PM-301d · Module 2

When Self-Critique Backfires

4 min read

Self-critique improves quality on many task types but actively degrades it on others. The failure mode is confident-wrong-answer amplification: when the model is wrong and confident, self-critique reinforces the wrong answer rather than correcting it. The model critiques from the same wrong frame that produced the error, finds no fault, and outputs the error with higher confidence.
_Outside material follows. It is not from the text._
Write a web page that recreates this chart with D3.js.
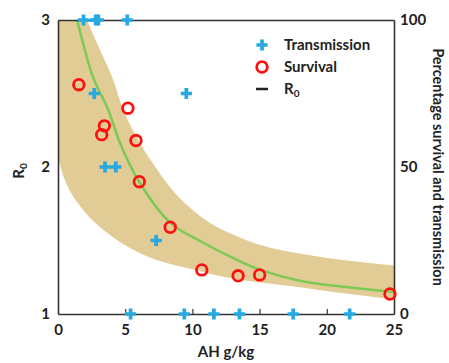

High-Risk Task Types for Self-Critique Factual claims outside the model's training data. Mathematical reasoning (the model re-computes using the same flawed method). Complex logical deduction (the model re-applies the same flawed inference). In these cases, self-critique does not improve accuracy — it confirms errors.
Detection: Measure Pre- and Post-Critique Accuracy Test self-critique on your task type empirically. Compare accuracy before critique and after critique on 50+ examples. If post-critique accuracy is not meaningfully higher (>3%), self-critique is not helping and may be hurting. Measure — do not assume.
Alternatives When Self-Critique Fails Ensemble approaches: generate multiple independent responses and compare. External validation: route to a separate prompt or system that validates claims against a known-good source. Human-in-the-loop checkpoints for high-stakes claims. None of these are as cheap as self-critique, but they work when self-critique does not.
Scope Self-Critique to Format, Not Fact On tasks where factual self-critique fails, scope the critique to format and structural dimensions only: completeness, format compliance, scope adherence. These are low-hallucination critique dimensions. Reserve factual critique for tasks where the model has reliable knowledge, or for tasks where you can ground the critique against provided documents.